Employers are concerned that the new Additional Paternity Leave (APL) rules will negatively impact their companies, according to law firm Davies Arnold Cooper.
The report shows 82% of employers surveyed think cost, absence or administrative burdens prove harmful.
The main employer concerns are cost of providing cover (35%), too many employees being absent (8%), administration costs (2%) or all of the above (48%)
But most employers (74%) think less than a quarter of eligible employees would take advantage of their new right to APL, which will enable new fathers to request up to six months’ paternity leave from April 2011 onwards.
The finding, that 64% of companies say at present less than a quarter of eligible employees in their organisations took any paternity leave, reinforces this.
When respondents stated they expected APL to be taken, half (53%) believed that employees would take less than one month of leave, while a further 43% believed employees would take no more than between one and three months.
Only 2% of respondents expect any of their employees to take the maximum six months available.
The self-certification process for the father concerned 76% of respondents, while 94% indicated they would prefer to be provided with information from the mother’s employer and a copy of the birth/adoption certificate automatically.
Whilst HMRC is going to undertake spot compliance checks, it does not seem that this sufficiently reassures employers.

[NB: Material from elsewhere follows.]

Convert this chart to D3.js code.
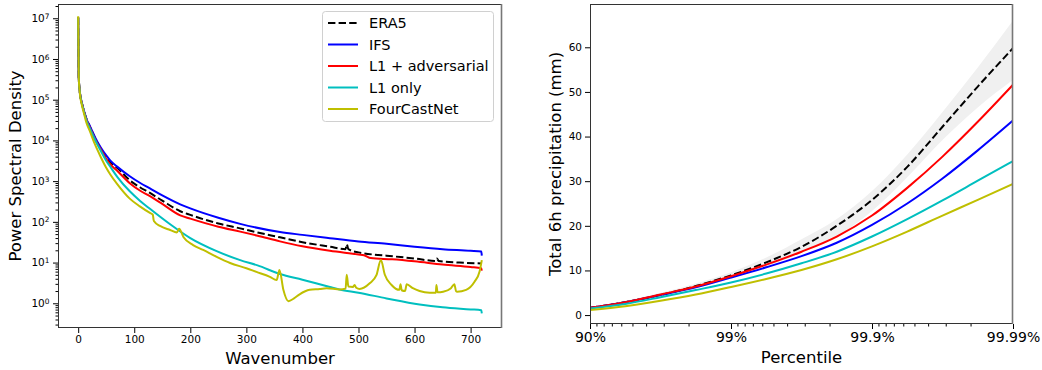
<!DOCTYPE html>
<html>
<head>
<meta charset="utf-8">
<script src="https://cdn.jsdelivr.net/npm/d3@7"></script>
<style>
  body { margin: 0; background: #fff; }
  text { font-family: "DejaVu Sans", sans-serif; fill: #000; }
</style>
</head>
<body>
<svg id="chart" width="1042" height="370"></svg>
<script>
// ---- left panel: power spectral density (log10 values) ----
const era5K = [0,1,3,6,10,15,21,30,40,50,57,70,92,110,128,150,182,200,250,289,320,360,400,449,477,479,482,500,550,600,638,640,643,680,719];
const era5Log = [7.02,5.55,5.18,4.95,4.74,4.52,4.33,4.06,3.8,3.6,3.47,3.32,3.02,2.85,2.71,2.52,2.26,2.17,1.96,1.84,1.74,1.62,1.5,1.39,1.33,1.45,1.33,1.25,1.17,1.1,1.04,1.1,1.04,1.0,0.98];

const ifsK = [0,1,3,6,10,15,21,30,40,50,57,70,92,110,128,150,182,200,250,289,360,400,449,500,550,600,650,700,719,720];
const ifsLog = [7.02,5.55,5.18,4.95,4.74,4.52,4.35,4.08,3.83,3.63,3.51,3.35,3.12,2.96,2.82,2.65,2.43,2.33,2.1,1.95,1.75,1.68,1.6,1.52,1.46,1.39,1.33,1.29,1.27,1.17];

const advK = [0,1,3,6,10,15,21,30,40,50,57,70,92,110,128,150,182,200,250,289,320,360,400,449,500,510,522,560,600,650,700,719,720];
const advLog = [7.02,5.55,5.18,4.95,4.73,4.5,4.31,4.03,3.78,3.55,3.42,3.25,2.95,2.77,2.63,2.44,2.16,2.08,1.88,1.76,1.66,1.52,1.4,1.29,1.2,1.18,1.11,1.08,1.03,0.95,0.89,0.86,0.8];

const l1K = [0,1,3,6,10,15,21,30,40,50,57,70,92,110,128,164,200,247,289,320,360,400,449,466,500,550,609,650,700,719,720];
const l1Log = [7.02,5.55,5.18,4.94,4.72,4.48,4.29,4.02,3.75,3.5,3.36,3.1,2.75,2.52,2.32,1.94,1.6,1.28,1.06,0.93,0.72,0.58,0.4,0.34,0.26,0.12,-0.03,-0.1,-0.15,-0.17,-0.25];

const fcnK = [0,1,3,6,10,15,21,30,40,50,57,70,92,110,128,133,135,146,164,176,180,188,205,223,247,271,300,318,342,354,359,366,375,385,395,413,431,443,467,477,479,482,490,493,496,502,520,532,540,547,559,573,575,577,583,586,597,609,627,638,639,641,651,665,671,674,676,692,707,716,720];
const fcnLog = [7.05,5.55,5.15,4.9,4.68,4.42,4.22,3.9,3.6,3.33,3.17,2.92,2.57,2.38,2.22,2.18,2.02,1.9,1.8,1.74,1.83,1.62,1.43,1.31,1.14,0.99,0.86,0.77,0.65,0.57,0.82,0.33,0.05,0.12,0.22,0.33,0.35,0.37,0.34,0.36,0.7,0.41,0.4,0.45,0.38,0.35,0.49,0.69,1.06,0.7,0.45,0.33,0.47,0.32,0.3,0.47,0.37,0.3,0.26,0.26,0.45,0.27,0.285,0.37,0.47,0.3,0.285,0.33,0.53,0.78,1.06];

const wavenumberTicks = [0,100,200,300,400,500,600,700];
const psdExponents = [0,1,2,3,4,5,6,7];

// ---- right panel: precipitation percentiles ----
const percentiles = [90, 94.377, 96.838, 98.222, 99, 99.4377, 99.6838, 99.8222, 99.9, 99.94377, 99.96838, 99.98222, 99.99];
const era5Precip = [1.6,2.9,4.5,6.5,8.9,11.8,15.3,20.0,25.8,33.2,42.2,51.2,59.8];
const ifsPrecip  = [1.65,2.9,4.5,6.2,8.4,10.7,13.2,16.2,20.2,25.0,30.6,36.9,43.6];
const advPrecip  = [1.65,2.9,4.6,6.4,8.7,11.3,14.2,17.6,22.3,28.5,35.5,43.3,51.6];
const l1Precip   = [1.45,2.5,4.0,5.6,7.3,9.3,11.6,14.2,17.6,21.5,25.7,30.1,34.5];
const fcnPrecip  = [1.15,2.0,3.2,4.6,6.3,8.1,10.1,12.5,15.4,18.7,22.3,25.8,29.4];
const era5Low    = [1.45,2.6,4.1,6.0,8.2,10.9,14.0,17.6,23.3,30.9,39.2,46.5,52.7];
const era5High   = [1.8,3.2,5.0,7.1,9.6,12.9,17.0,21.5,27.8,36.0,45.5,55.5,66];

const percentileTicks = [90, 99, 99.9, 99.99];
const percentileLabels = ["90%", "99%", "99.9%", "99.99%"];
const precipTicks = [0,10,20,30,40,50,60];

const seriesNames = ["ERA5", "IFS", "L1 + adversarial", "L1 only", "FourCastNet"];
const seriesColors = ["#000000", "#0000ff", "#ff0000", "#00bfbf", "#bfbf00"];

const svg = d3.select("#chart");
const lw = 2;
const dash = "7.4,3.2";

// ================= left panel =================
const L = { x0: 58, x1: 502, y0: 4, y1: 328 };
const xL = d3.scaleLinear().domain([-36, 756]).range([L.x0, L.x1]);
const yL = d3.scaleLog().domain([Math.pow(10, -0.607), Math.pow(10, 7.35)]).range([L.y1, L.y0]);

svg.append("clipPath").attr("id", "clipL")
  .append("rect").attr("x", L.x0).attr("y", L.y0).attr("width", L.x1 - L.x0).attr("height", L.y1 - L.y0);

const gL = svg.append("g");

const leftSeries = [
  { k: era5K, v: era5Log },
  { k: ifsK, v: ifsLog },
  { k: advK, v: advLog },
  { k: l1K, v: l1Log },
  { k: fcnK, v: fcnLog }
];

const lineL = d3.line()
  .x(d => xL(d[0]))
  .y(d => yL(Math.pow(10, d[1])))
  .curve(d3.curveMonotoneX);

const linesL = gL.append("g").attr("clip-path", "url(#clipL)");
leftSeries.forEach((s, i) => {
  const pts = s.k.map((k, j) => [k, s.v[j]]);
  linesL.append("path")
    .attr("d", lineL(pts))
    .attr("fill", "none")
    .attr("stroke", seriesColors[i])
    .attr("stroke-width", lw)
    .attr("stroke-linejoin", "round")
    .attr("stroke-dasharray", i === 0 ? dash : null);
});

// x axis
const axXL = gL.append("g").attr("transform", `translate(0,${L.y1})`)
  .call(d3.axisBottom(xL).tickValues(wavenumberTicks).tickSize(5).tickPadding(3).tickSizeOuter(0));
axXL.select(".domain").remove();
axXL.selectAll("text").style("font-size", "10.5px");

// y axis, major ticks with 10^n labels
const axYL = gL.append("g").attr("transform", `translate(${L.x0},0)`)
  .call(d3.axisLeft(yL).tickValues(psdExponents.map(e => Math.pow(10, e))).tickSize(5).tickPadding(3.5).tickSizeOuter(0).tickFormat(""));
axYL.select(".domain").remove();
axYL.selectAll(".tick text").each(function(d) {
  const t = d3.select(this).style("font-size", "10.5px");
  t.text(null);
  t.append("tspan").text("10");
  t.append("tspan").attr("dy", "-0.45em").style("font-size", "7.4px").text(Math.round(Math.log10(d)));
});

// minor log ticks
const minorL = [];
for (let e = -1; e <= 7; e++) {
  for (let m = 2; m <= 9; m++) {
    const v = m * Math.pow(10, e);
    if (v >= yL.domain()[0] && v <= yL.domain()[1]) minorL.push(v);
  }
}
const axYLm = gL.append("g").attr("transform", `translate(${L.x0},0)`)
  .call(d3.axisLeft(yL).tickValues(minorL).tickSize(2.5).tickSizeOuter(0).tickFormat(""));
axYLm.select(".domain").remove();

// frame
gL.append("rect").attr("x", L.x0 + 0.5).attr("y", L.y0 + 0.5)
  .attr("width", L.x1 - L.x0 - 1).attr("height", L.y1 - L.y0 - 1)
  .attr("fill", "none").attr("stroke", "#333").attr("stroke-width", 1);
gL.append("line").attr("x1", L.x1 - 0.5).attr("x2", L.x1 - 0.5).attr("y1", L.y0).attr("y2", L.y1)
  .attr("stroke", "#777").attr("stroke-width", 1.6);

// labels
gL.append("text").attr("x", (L.x0 + L.x1) / 2).attr("y", 364)
  .attr("text-anchor", "middle").style("font-size", "16.5px").text("Wavenumber");
gL.append("text").attr("transform", `translate(21,${(L.y0 + L.y1) / 2}) rotate(-90)`)
  .attr("text-anchor", "middle").style("font-size", "16.5px").text("Power Spectral Density");

// legend
const leg = gL.append("g");
leg.append("rect").attr("x", 322.5).attr("y", 11.5).attr("width", 171).attr("height", 110)
  .attr("rx", 3).attr("fill", "#fff").attr("fill-opacity", 0.8)
  .attr("stroke", "#d0d0d0").attr("stroke-width", 1);
seriesNames.forEach((name, i) => {
  const cy = 23 + i * 21.5;
  leg.append("line").attr("x1", 328).attr("x2", 358).attr("y1", cy).attr("y2", cy)
    .attr("stroke", seriesColors[i]).attr("stroke-width", lw)
    .attr("stroke-dasharray", i === 0 ? dash : null);
  leg.append("text").attr("x", 369).attr("y", cy + 5.2).style("font-size", "14.5px").text(name);
});

// ================= right panel =================
const R = { x0: 590, x1: 1013, y0: 4, y1: 324 };
const toExc = p => -Math.log10(1 - p / 100);
const xR = d3.scaleLinear().domain([1, 4]).range([R.x0, R.x1]);
const yR = d3.scaleLinear().domain([-2, 69.7]).range([R.y1, R.y0]);

svg.append("clipPath").attr("id", "clipR")
  .append("rect").attr("x", R.x0).attr("y", R.y0).attr("width", R.x1 - R.x0).attr("height", R.y1 - R.y0);

const gR = svg.append("g");
const plotR = gR.append("g").attr("clip-path", "url(#clipR)");

const bandData = percentiles.map((p, i) => ({ p, lo: era5Low[i], hi: era5High[i] }));
plotR.append("path")
  .attr("d", d3.area()
    .x(d => xR(toExc(d.p)))
    .y0(d => yR(d.lo))
    .y1(d => yR(d.hi))
    .curve(d3.curveMonotoneX)(bandData))
  .attr("fill", "#f0f0f0");

const rightSeries = [era5Precip, ifsPrecip, advPrecip, l1Precip, fcnPrecip];
const lineR = d3.line()
  .x(d => xR(toExc(d[0])))
  .y(d => yR(d[1]))
  .curve(d3.curveMonotoneX);

rightSeries.forEach((vals, i) => {
  const pts = percentiles.map((p, j) => [p, vals[j]]);
  plotR.append("path")
    .attr("d", lineR(pts))
    .attr("fill", "none")
    .attr("stroke", seriesColors[i])
    .attr("stroke-width", lw)
    .attr("stroke-dasharray", i === 0 ? dash : null);
});

// x axis (percentile, logit-like)
const axXR = gR.append("g").attr("transform", `translate(0,${R.y1})`)
  .call(d3.axisBottom(xR).tickValues(percentileTicks.map(toExc)).tickSize(5).tickPadding(3).tickSizeOuter(0)
    .tickFormat((d, i) => percentileLabels[i]));
axXR.select(".domain").remove();
axXR.selectAll("text").style("font-size", "14px");

const minorR = [];
[100, 1000, 10000].forEach(den => {
  for (let m = 2; m <= 9; m++) minorR.push(-Math.log10(m / den));
});
const axXRm = gR.append("g").attr("transform", `translate(0,${R.y1})`)
  .call(d3.axisBottom(xR).tickValues(minorR).tickSize(2.5).tickSizeOuter(0).tickFormat(""));
axXRm.select(".domain").remove();

// y axis
const axYR = gR.append("g").attr("transform", `translate(${R.x0},0)`)
  .call(d3.axisLeft(yR).tickValues(precipTicks).tickSize(5).tickPadding(3).tickSizeOuter(0));
axYR.select(".domain").remove();
axYR.selectAll("text").style("font-size", "10.5px");

// frame
gR.append("rect").attr("x", R.x0 + 0.5).attr("y", R.y0 + 0.5)
  .attr("width", R.x1 - R.x0 - 1).attr("height", R.y1 - R.y0 - 1)
  .attr("fill", "none").attr("stroke", "#333").attr("stroke-width", 1);
gR.append("line").attr("x1", R.x1 - 0.5).attr("x2", R.x1 - 0.5).attr("y1", R.y0).attr("y2", R.y1)
  .attr("stroke", "#777").attr("stroke-width", 1.6);

// labels
gR.append("text").attr("x", (R.x0 + R.x1) / 2).attr("y", 363)
  .attr("text-anchor", "middle").style("font-size", "16.5px").text("Percentile");
gR.append("text").attr("transform", `translate(561,${(R.y0 + R.y1) / 2}) rotate(-90)`)
  .attr("text-anchor", "middle").style("font-size", "16.5px").text("Total 6h precipitation (mm)");
</script>
</body>
</html>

On a more positive note, 30% of respondents believed a benefit would be that mothers would return to work earlier and 42% also believed that greater flexibility in respect of childcare was advantageous to their organisation.
Wendy Trehy, partner and employment law specialist at Davies Arnold Cooper, said: “Despite the fact that there was a significant amount of consultation undertaken by the Government on the introduction of APL, employer opinion is divided and significant concerns remain. We will have to wait and see how many fathers do take up this right, what the costs to employers ultimately are and if this has the adverse impacts feared.
“Carefully tailored policies can eliminate many areas of concern; however, the cost to business will only be able to be assessed once we see how APL works with existing legislation.”